Thelonious Monk / Genius Of Modern Music Volume One ( 米 Blue Note BLP 1510 )
スティーヴ・レイシーによると、モンクが "Round About Midnight" を作曲したのは彼が18歳の時だったらしい。 他にも諸説いろいろあるみたいだけれど、
いずれにしてもそういう若い時期に書かれたのはどうやら間違いないようで、これは驚くべき話だろう。 ジャズという音楽の中で最も優れた楽曲の1つである
この曲を作った、というこの1点だけでモンクの「ジャズの殿堂」入りは確定だと思う。
モンクのレコーディングデビューがこのブルーノート・セッションで、彼が30~35歳の5年間に計6回に分けて録音されている。 既にこの時点でモンクの代表作の
ほぼすべてが収録されていて、作曲家としての天才性は明らかだ。 その多くがSP期の録音だったが、後にこうして12インチLP2枚に纏められたのは幸運だった。

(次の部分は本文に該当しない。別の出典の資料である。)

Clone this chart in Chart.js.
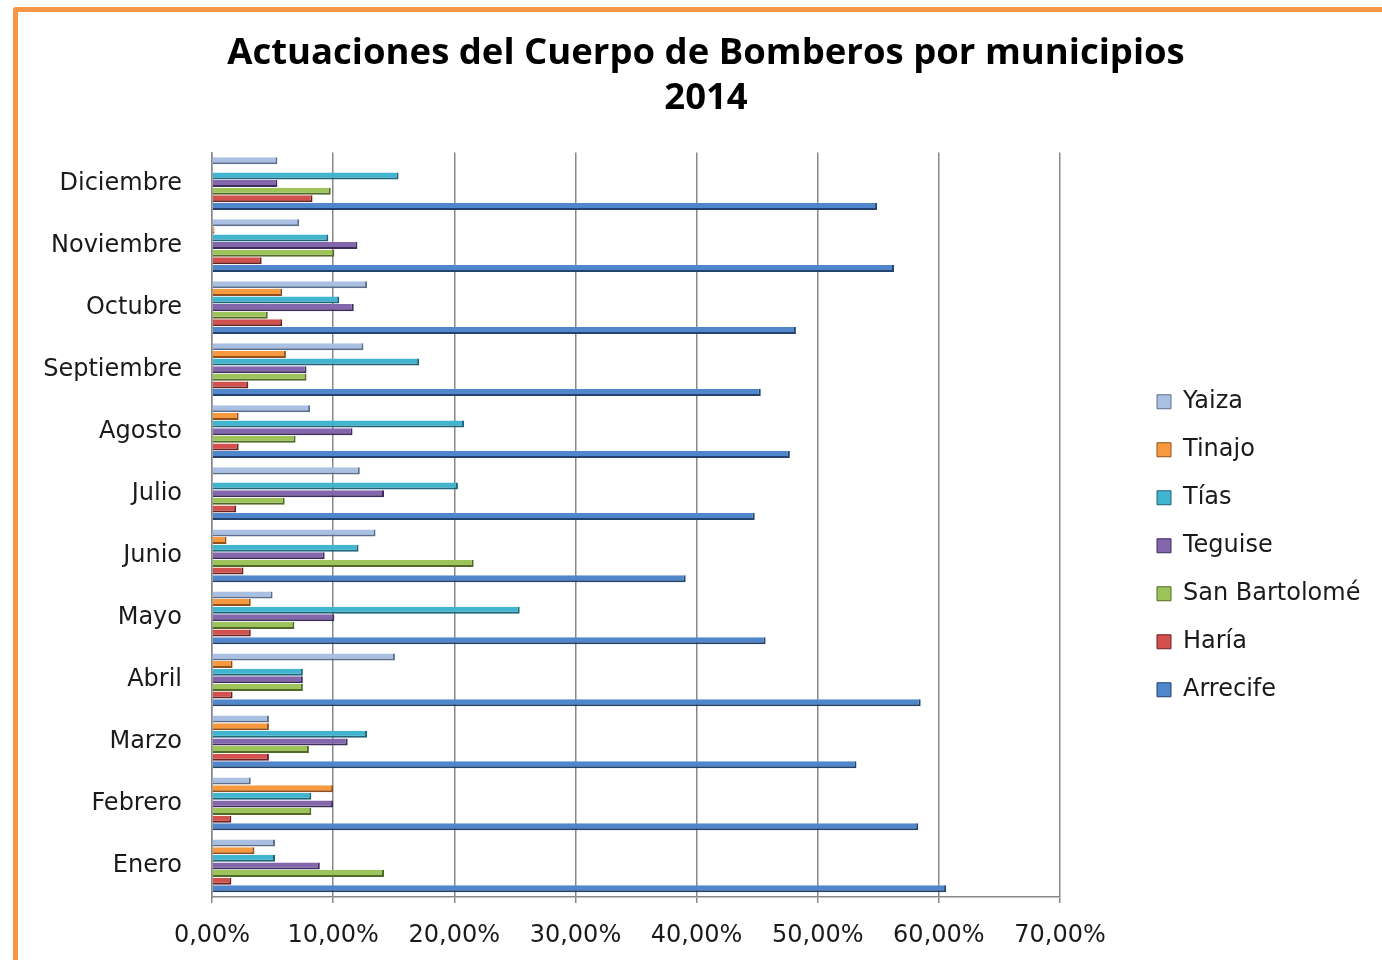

後のミュージシャンはみんなこれを聴いて、モンクの楽曲を勉強したに違いないからだ。
短い演奏時間ながらも様々なフォーマットで演奏されたこれらの楽曲は聴いていて楽しく、飽きることはない。 時代感のある古めかしい録音をRVGがリマスターした
音場感も適度な残響を施されたなかなかいいムードに仕上がっていて、ノスタルジー感すら漂っている。
モンクは既にモンクらしい演奏をしていて、遅いデビューのせいで楽曲も演奏も完成した形でお披露目されたのは却ってよかったんじゃないかと思う。
徹底した不協和音の層を積み上げながら最終的にまとまった1つの楽曲に仕上っている驚異。 B面の最後に置かれた "Humph" なんて、後のフリージャズの
原始の姿としか思えない。 オリジナリティーという言葉で括っていいのかすらよくわからないこの戸惑い感。 それが40年代終わり頃には既に完成していた
ということの凄さ。 そんな中でひときわ美しく響く "Ruby My Dear" の旋律。
解釈や批評を拒み続けるモンクス・ミュージックは、既にここから始まっている。 その後の快進撃はこれまでに見てきた通りだ。